Chicago Fed President Goolsbee says the key question is whether inflation stays stuck at 3%-4% or fades. Services inflation worries him most. The June CPI print on July 10 tests the framework.
Chicago Fed President Austan Goolsbee said the central bank's central challenge is determining whether inflation running well above target will gradually recede or remain stuck at elevated levels. Speaking on the Marketplace radio program, Goolsbee said policymakers face "an inflation problem that's well above the target and has been going the wrong way." The key issue, he added, is finding evidence that inflation pressures are temporary and that the economy is "going to get back on path to 2%, which is what we've promised."
Goolsbee zeroed in on inflation persistence as the critical question. "The critical through line that we must determine is, in a situation in which the left of the decimal place number is a three or a four, how concerned are we that it's going to remain a three or a four," he said. Some inflation may reflect temporary factors like tariffs and geopolitical disruptions, he acknowledged. The Fed must decide whether those pressures will naturally fade or become embedded.
What worries Goolsbee most is services inflation, which he called "a little more disturbing." Unlike higher oil prices linked to the Iran conflict or tariff-related increases in goods prices, services inflation has historically proven more persistent. Tariff effects are "supposed to be one and done," he noted, and a resolution in the Middle East could help reduce inflationary pressures.
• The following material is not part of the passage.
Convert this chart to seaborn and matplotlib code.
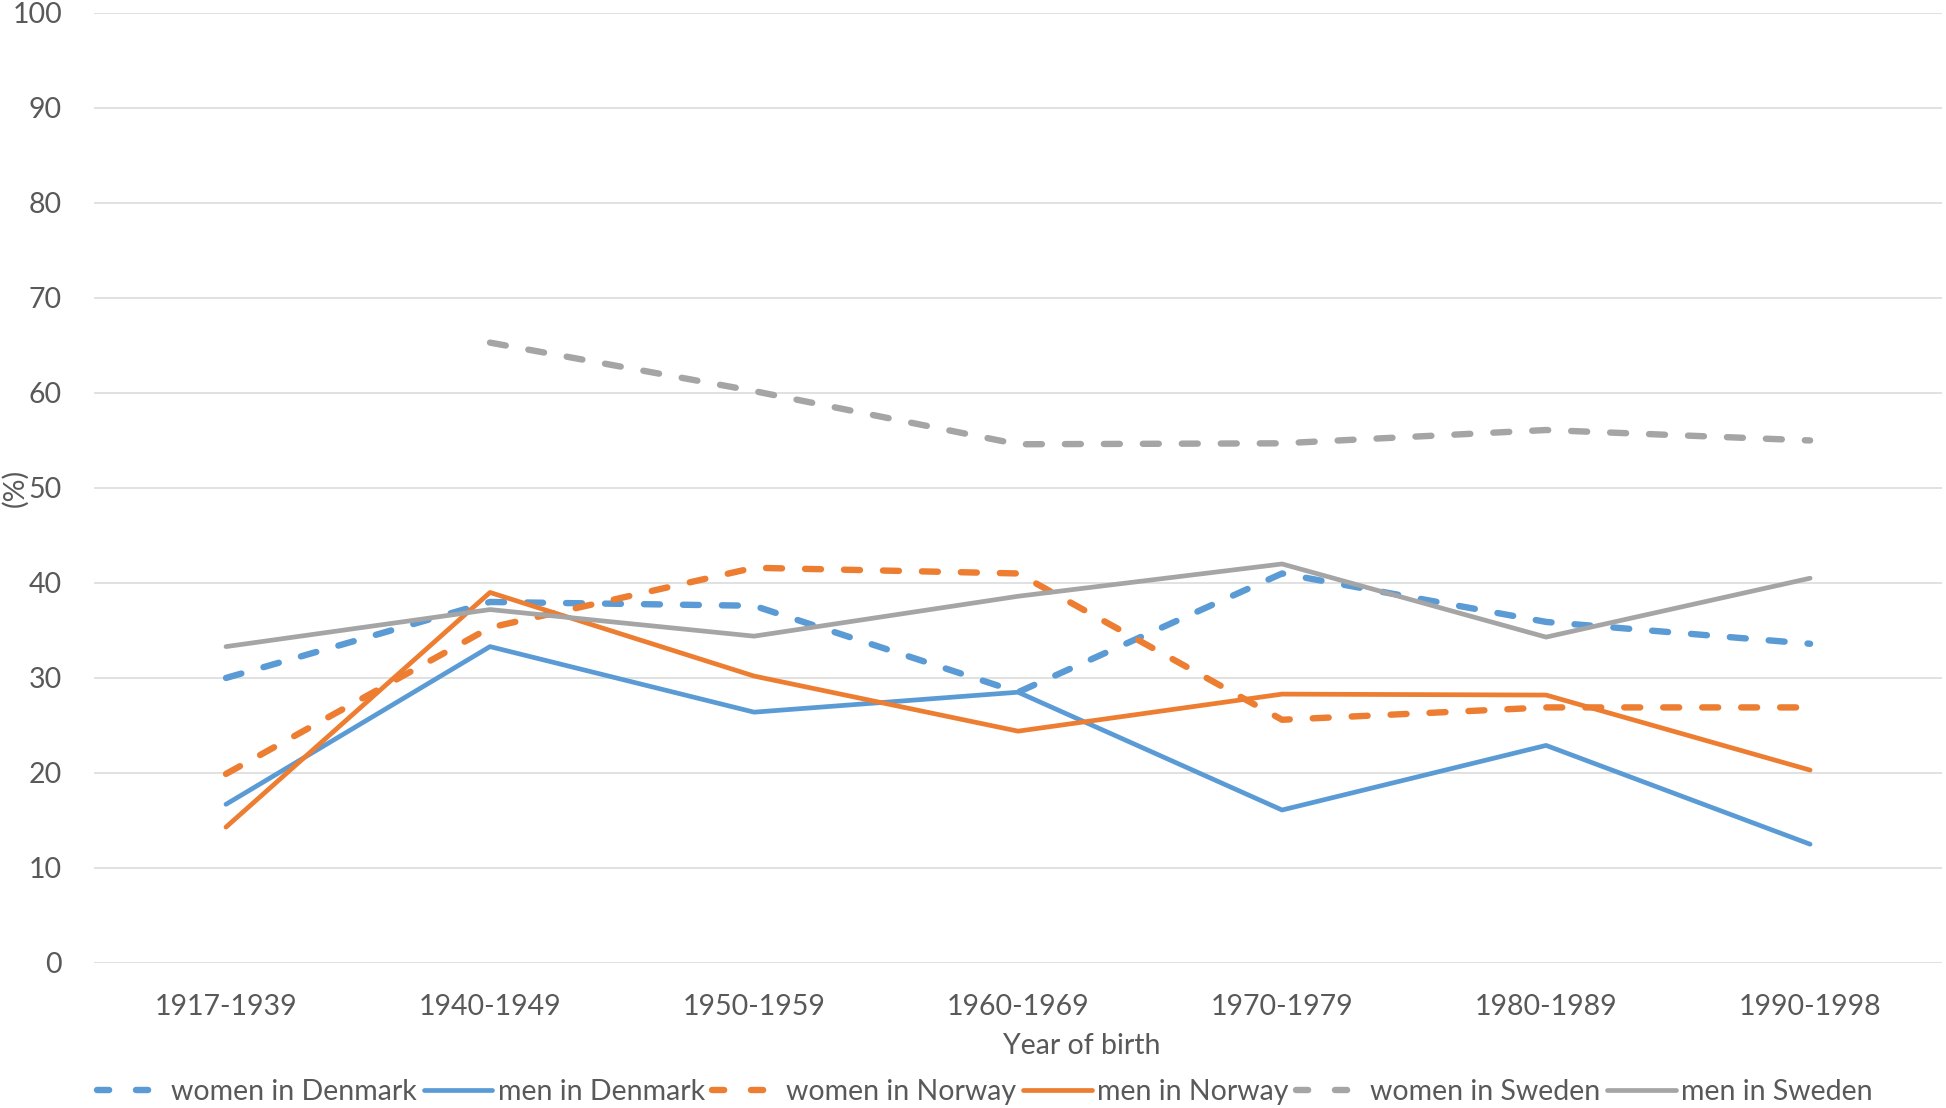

The continued strength in services prices suggests the Fed cannot yet assume inflation will return smoothly to target.
His remarks reinforce the growing focus within the Fed on inflation persistence rather than the current inflation rate itself. The next data point that will test this framework is the June CPI report, due July 10. A hot print would keep the "three or four" question alive. A soft one would give Goolsbee and his colleagues room to start talking about cuts again.
The dollar edged lower after Goolsbee's comments, with the EUR/USD pair pushing back above 1.0850. Short-dated Treasury yields slipped 2-3 basis points as traders trimmed bets on a July hike. The market still prices the first full 25-basis-point cut for November, according to CME FedWatch data.
Goolsbee did not tip his hand on the timing of any rate move. He votes on the Federal Open Market Committee this year.